Published by Self-Published on 03/12/2017
Do you remember me?
Of course you don’t. So I’m going to give you a refresher course.
I’ve known you for years and years. We used to have beautiful conversations. There was no one that knew you better than me. We were handmade for each other.
Lately, it’s become achingly obvious you’re miserable. You’ve moved back home to take care of your ailing mother. You’ve been looking for a new job, but that’s not going well. Admit it: it’s all too much.
Everyone around you sees your suffering, but they’re not willing to help you.
Everyone but Jackson.
He comes into your life at the perfect moment and offers you everything you could want: a shoulder to lean on, love, and most importantly, hope.

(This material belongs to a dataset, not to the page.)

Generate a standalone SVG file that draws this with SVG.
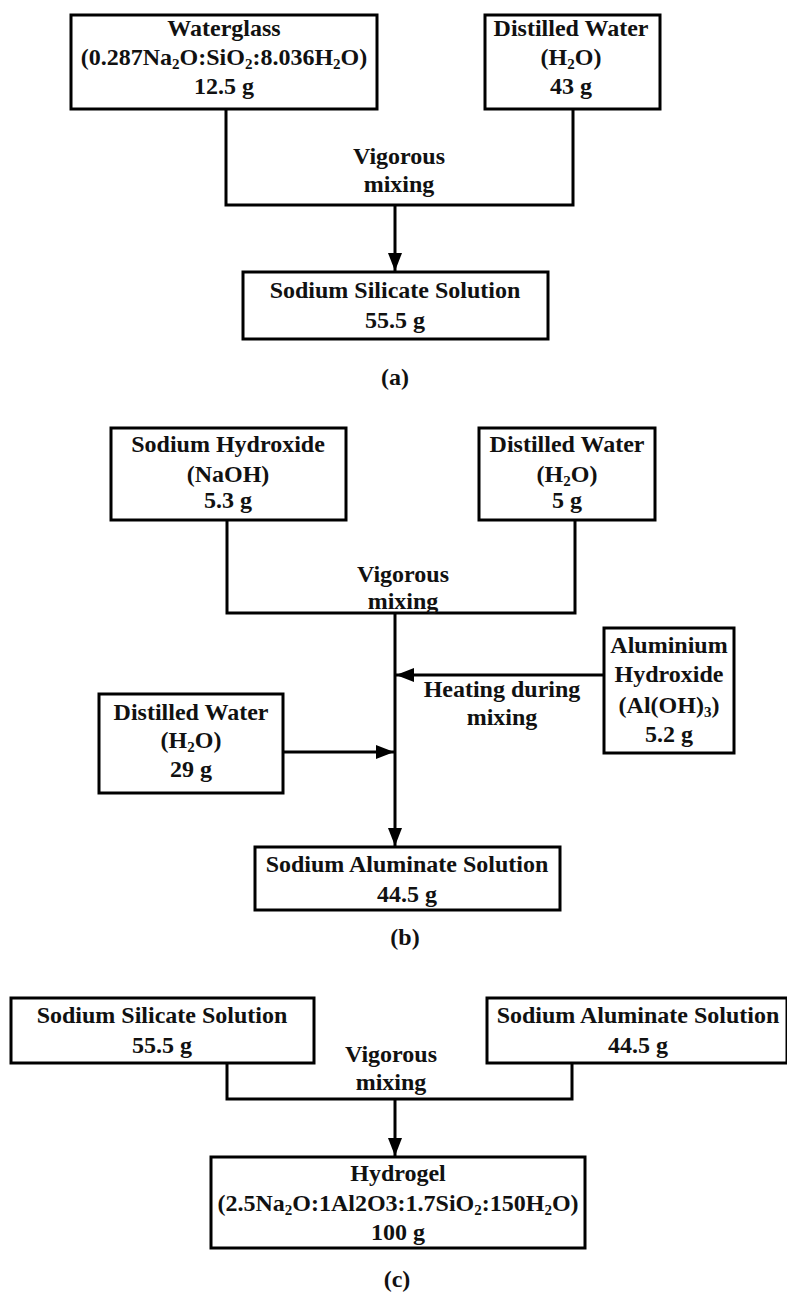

But there’s no one that can compare to me. You seem to forget that I’m your figure 8. Your infinity. You try to run, but I will always find you.
Well, that was not what I was expecting. After reading the very vague yet intriguing blurb for Figure Eight, I knew it was something that I wanted to read even if I was completely unfamiliar with this author’s previous work. Now having finished it, I am itching to grab her backlist and devour it.

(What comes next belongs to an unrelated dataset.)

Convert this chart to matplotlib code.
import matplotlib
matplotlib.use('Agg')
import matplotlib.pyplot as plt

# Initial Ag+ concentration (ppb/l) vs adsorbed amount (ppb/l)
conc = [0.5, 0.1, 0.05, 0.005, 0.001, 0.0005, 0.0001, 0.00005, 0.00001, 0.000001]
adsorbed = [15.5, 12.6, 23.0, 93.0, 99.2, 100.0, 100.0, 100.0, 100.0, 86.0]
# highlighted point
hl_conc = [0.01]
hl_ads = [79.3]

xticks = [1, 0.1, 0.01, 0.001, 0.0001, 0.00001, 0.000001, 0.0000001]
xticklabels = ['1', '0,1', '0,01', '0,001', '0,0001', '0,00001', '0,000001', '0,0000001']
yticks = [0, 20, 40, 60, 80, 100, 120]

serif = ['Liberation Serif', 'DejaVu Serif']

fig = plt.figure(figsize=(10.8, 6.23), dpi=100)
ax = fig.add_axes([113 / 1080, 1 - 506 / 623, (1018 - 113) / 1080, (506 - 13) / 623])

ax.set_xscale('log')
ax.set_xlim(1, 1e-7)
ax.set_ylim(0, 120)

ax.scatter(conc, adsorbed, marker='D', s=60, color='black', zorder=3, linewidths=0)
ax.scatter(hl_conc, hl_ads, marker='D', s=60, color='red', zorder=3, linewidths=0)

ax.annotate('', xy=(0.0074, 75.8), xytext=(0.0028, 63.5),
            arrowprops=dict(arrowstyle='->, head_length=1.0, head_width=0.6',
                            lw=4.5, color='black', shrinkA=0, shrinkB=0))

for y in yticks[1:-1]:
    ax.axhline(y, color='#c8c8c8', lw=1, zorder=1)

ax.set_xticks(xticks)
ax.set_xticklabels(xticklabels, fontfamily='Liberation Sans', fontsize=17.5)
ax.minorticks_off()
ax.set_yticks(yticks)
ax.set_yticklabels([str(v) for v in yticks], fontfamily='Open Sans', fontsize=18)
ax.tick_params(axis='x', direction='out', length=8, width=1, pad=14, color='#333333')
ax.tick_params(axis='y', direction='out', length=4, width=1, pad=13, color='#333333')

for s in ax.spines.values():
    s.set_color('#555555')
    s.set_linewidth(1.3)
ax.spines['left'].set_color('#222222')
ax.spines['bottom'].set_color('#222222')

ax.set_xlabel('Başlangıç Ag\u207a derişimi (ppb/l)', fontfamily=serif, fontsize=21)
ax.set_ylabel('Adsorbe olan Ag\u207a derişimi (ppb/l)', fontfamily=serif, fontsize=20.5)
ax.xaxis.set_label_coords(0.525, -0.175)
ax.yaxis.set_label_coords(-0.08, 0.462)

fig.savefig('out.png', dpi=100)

The way I would describe this story is that of a giant ball of yarn. On the surface it looks like many strings that are a tangled mess but on closer look that mess is one piece of string tangled up on itself. But where do you begin to figure it out? It seems endless until you discover that one little loose piece. When you start to pull the string you see that more you pull, the faster it unravels. You pull and pull and as you’re left with the unraveled pieces in your hands, unsure what to make of it, you’re also determined to figure out what is at the end.

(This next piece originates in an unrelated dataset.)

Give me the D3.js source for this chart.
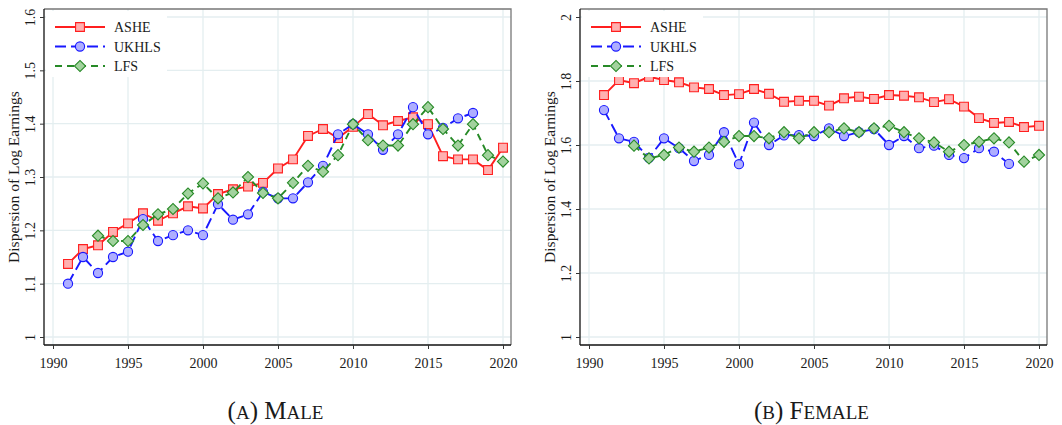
<!DOCTYPE html>
<html>
<head>
<meta charset="utf-8">
<script src="https://cdn.jsdelivr.net/npm/d3@7"></script>
<style>
body { margin: 0; background: #fff; }
svg text { font-family: "Liberation Serif", "DejaVu Serif", serif; fill: #1a1a1a; }
</style>
</head>
<body>
<script>
// years
let yearsAll = d3.range(1991, 2021);
let yearsLFS = d3.range(1993, 2021);
let yearsUK = d3.range(1991, 2019);

// male series
let maleASHE = [1.137, 1.165, 1.172, 1.197, 1.213, 1.232, 1.218, 1.232, 1.245, 1.241,
	1.268, 1.277, 1.282, 1.289, 1.316, 1.333, 1.377, 1.390, 1.373, 1.394,
	1.418, 1.397, 1.405, 1.412, 1.399, 1.339, 1.333, 1.333, 1.313, 1.355];
let maleUK = [1.100, 1.150, 1.120, 1.150, 1.160, 1.221, 1.180, 1.191, 1.200, 1.191,
	1.249, 1.220, 1.230, 1.272, 1.260, 1.260, 1.290, 1.321, 1.380, 1.399,
	1.380, 1.351, 1.380, 1.431, 1.380, 1.392, 1.410, 1.420];
let maleLFS = [1.190, 1.180, 1.180, 1.210, 1.230, 1.240, 1.269, 1.288,
	1.260, 1.271, 1.300, 1.270, 1.260, 1.289, 1.321, 1.310, 1.341, 1.399,
	1.369, 1.359, 1.359, 1.399, 1.431, 1.390, 1.359, 1.399, 1.341, 1.329];

// female series
let femASHE = [1.756, 1.803, 1.793, 1.813, 1.803, 1.796, 1.780, 1.775, 1.756, 1.759,
	1.775, 1.760, 1.735, 1.738, 1.738, 1.723, 1.746, 1.751, 1.744, 1.756,
	1.754, 1.749, 1.734, 1.743, 1.720, 1.684, 1.669, 1.672, 1.656, 1.660];
let femUK = [1.709, 1.621, 1.610, 1.560, 1.621, 1.590, 1.550, 1.569, 1.640, 1.540,
	1.670, 1.600, 1.630, 1.631, 1.628, 1.652, 1.628, 1.640, 1.650, 1.600,
	1.628, 1.590, 1.598, 1.569, 1.559, 1.590, 1.579, 1.541];
let femLFS = [1.598, 1.558, 1.569, 1.592, 1.579, 1.592, 1.610, 1.628,
	1.628, 1.621, 1.640, 1.621, 1.640, 1.640, 1.652, 1.640, 1.652, 1.660,
	1.640, 1.621, 1.608, 1.579, 1.600, 1.610, 1.621, 1.608, 1.548, 1.569];

let xTicks = [1990, 1995, 2000, 2005, 2010, 2015, 2020];
let maleTicks = [1, 1.1, 1.2, 1.3, 1.4, 1.5, 1.6];
let femTicks = [1, 1.2, 1.4, 1.6, 1.8, 2];
let seriesNames = ["ASHE", "UKHLS", "LFS"];

let W = 1062, H = 425;
let svg = d3.select("body").append("svg").attr("width", W).attr("height", H);

// rot: diamonds are squares turned 45 degrees
let styles = {
	ASHE: { line: "#ff1f1f", fill: "#ffb0b0", dash: null, shape: d3.symbolSquare, size: 78, rot: 0 },
	UKHLS: { line: "#1818ff", fill: "#aeaeff", dash: "11,5", shape: d3.symbolCircle, size: 66, rot: 0 },
	LFS: { line: "#278a27", fill: "#a2d29e", dash: "7,5", shape: d3.symbolSquare, size: 62, rot: 45 }
};

function fmt(d) {
	return d3.format("~g")(d);
}

function drawPanel(opt) {
	let g = svg.append("g");
	let x = d3.scaleLinear().domain([1990, 2020]).range([opt.x0, opt.x1]);
	let y = d3.scaleLinear().domain(opt.yDomain).range([337, 17]);
	let left = opt.x0 - 9, right = opt.x1 + 8, top = 9, bottom = 345;

	// grid
	g.selectAll(".gx").data(xTicks).enter().append("line")
		.attr("x1", d => x(d)).attr("x2", d => x(d))
		.attr("y1", top).attr("y2", bottom)
		.attr("stroke", "#e4eef0").attr("stroke-width", 1.3);
	g.selectAll(".gy").data(opt.yTicks).enter().append("line")
		.attr("x1", left).attr("x2", right)
		.attr("y1", d => y(d)).attr("y2", d => y(d))
		.attr("stroke", "#e4eef0").attr("stroke-width", 1.3);

	// frame top / right
	g.append("path")
		.attr("d", "M" + left + "," + top + "H" + right + "V" + bottom)
		.attr("fill", "none").attr("stroke", "#777").attr("stroke-width", 1.3);

	// axes
	let xAxis = d3.axisBottom(x).tickValues(xTicks).tickFormat(d3.format("d")).tickSizeOuter(0).tickSize(4);
	let gx = g.append("g").attr("transform", "translate(0," + bottom + ")").call(xAxis);
	gx.select(".domain").attr("d", "M" + left + ",0H" + right).attr("stroke", "#111").attr("stroke-width", 1.3);
	gx.selectAll(".tick line").attr("stroke", "#333");
	gx.selectAll("text").attr("font-size", 14).attr("font-family", "Liberation Serif").attr("dy", "1.15em").attr("fill", "#1a1a1a");

	let yAxis = d3.axisLeft(y).tickValues(opt.yTicks).tickFormat(fmt).tickSizeOuter(0).tickSize(4);
	let gy = g.append("g").attr("transform", "translate(" + left + ",0)").call(yAxis);
	gy.select(".domain").attr("d", "M0," + top + "V" + bottom).attr("stroke", "#111").attr("stroke-width", 1.3);
	gy.selectAll(".tick line").attr("stroke", "#333");
	gy.selectAll("text")
		.attr("font-size", 14).attr("font-family", "Liberation Serif").attr("fill", "#1a1a1a")
		.attr("x", 0).attr("dy", 0)
		.attr("text-anchor", "middle")
		.attr("transform", "translate(-9,0) rotate(-90)");

	// y title
	g.append("text")
		.attr("transform", "translate(" + (left - 25) + "," + ((top + bottom) / 2) + ") rotate(-90)")
		.attr("text-anchor", "middle")
		.attr("font-size", 15.5)
		.text("Dispersion of Log Earnings");

	// series
	let data = [
		{ name: "ASHE", years: yearsAll, vals: opt.ashe },
		{ name: "UKHLS", years: yearsUK, vals: opt.uk },
		{ name: "LFS", years: yearsLFS, vals: opt.lfs }
	];
	let line = d3.line().x(d => x(d[0])).y(d => y(d[1]));
	data.forEach(function(s) {
		let st = styles[s.name];
		let pts = s.years.map((yr, i) => [yr, s.vals[i]]);
		g.append("path").datum(pts)
			.attr("d", line)
			.attr("fill", "none")
			.attr("stroke", st.line)
			.attr("stroke-width", 1.9)
			.attr("stroke-dasharray", st.dash);
		g.selectAll(".m" + s.name).data(pts).enter().append("path")
			.attr("d", d3.symbol().type(st.shape).size(st.size))
			.attr("transform", d => "translate(" + x(d[0]) + "," + y(d[1]) + ") rotate(" + st.rot + ")")
			.attr("fill", st.fill)
			.attr("stroke", st.line)
			.attr("stroke-width", 1.1);
	});

	// legend
	let lg = g.append("g");
	lg.append("rect")
		.attr("x", left + 2).attr("y", top + 2)
		.attr("width", 121).attr("height", 66)
		.attr("fill", "#fff");
	seriesNames.forEach(function(n, i) {
		let st = styles[n];
		let ly = 27 + i * 19.5;
		lg.append("line")
			.attr("x1", left + 11).attr("x2", left + 61)
			.attr("y1", ly).attr("y2", ly)
			.attr("stroke", st.line).attr("stroke-width", 1.9)
			.attr("stroke-dasharray", st.dash);
		lg.append("path")
			.attr("d", d3.symbol().type(st.shape).size(st.size)())
			.attr("transform", "translate(" + (left + 36) + "," + ly + ") rotate(" + st.rot + ")")
			.attr("fill", st.fill).attr("stroke", st.line).attr("stroke-width", 1.1);
		lg.append("text")
			.attr("x", left + 70).attr("y", ly + 5)
			.attr("font-size", 14)
			.text(n);
	});

	// caption
	let cap = svg.append("text")
		.attr("x", (left + right) / 2 - 2).attr("y", 419)
		.attr("text-anchor", "middle")
		.attr("font-size", 25);
	opt.caption.forEach(function(p) {
		cap.append("tspan").attr("font-size", p[1] ? 25 : 19).text(p[0]);
	});
}

drawPanel({
	x0: 53, x1: 503,
	yDomain: [1, 1.6], yTicks: maleTicks,
	ashe: maleASHE, uk: maleUK, lfs: maleLFS,
	caption: [["(", 1], ["A", 0], [") M", 1], ["ALE", 0]]
});

drawPanel({
	x0: 589, x1: 1039,
	yDomain: [1, 2], yTicks: femTicks,
	ashe: femASHE, uk: femUK, lfs: femLFS,
	caption: [["(", 1], ["B", 0], [") F", 1], ["EMALE", 0]]
});
</script>
</body>
</html>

I couldn’t stop pulling that string. The more I pulled the more I wanted, even if so many parts of the story had unfolded that I didn’t know what to do with. I had to keep going despite how fragile those unraveled pieces were. It was brilliant and completely mesmerizing. I turned the pages frantically as my stomach was a knotted mess. I kept asking myself over and over “what the hell is going on?” I couldn’t figure it out but then somewhere near the last third of the story, as that ball of string got smaller, I could see what was happening. But, I still couldn’t get my emotions in check. They ranged from confusion, to elation, and darted back and forth between curiosity, empathy and sometimes even fear. It was fucking great.
Figure Eight read relatively quickly. The writing was so consuming that I couldn’t even believe the pace I was keeping as I was utterly lost among the pages. However, despite the pace, this story was fraught with vivid imagery and distinct characterizations, nothing missing or overdone. The tone was also incredibly consistent. There seemed to always been sort of a sickly dark shadow hanging overhead as I chased down the conclusion.
Okay but the romance, what about the romance?! You mean sex, yeah? Well…there’s
not much none. I KNOW! But in its place are moments that carried a quiet tenderness that stirred flutters in my belly. And really, the content that this story is centered around is so affective and needs to be addressed delicately, that had this story been riddled with erotic scenes they would have felt clumsy and tasteless. That tenderness I found among the story was more powerful than a hot and sweaty sex scene and compliments the story’s fragility.
Anyway, it was really fucking good. We can just say that sometimes, right?
I definitely recommend. If you read it, I urge you to come back so we can discuss.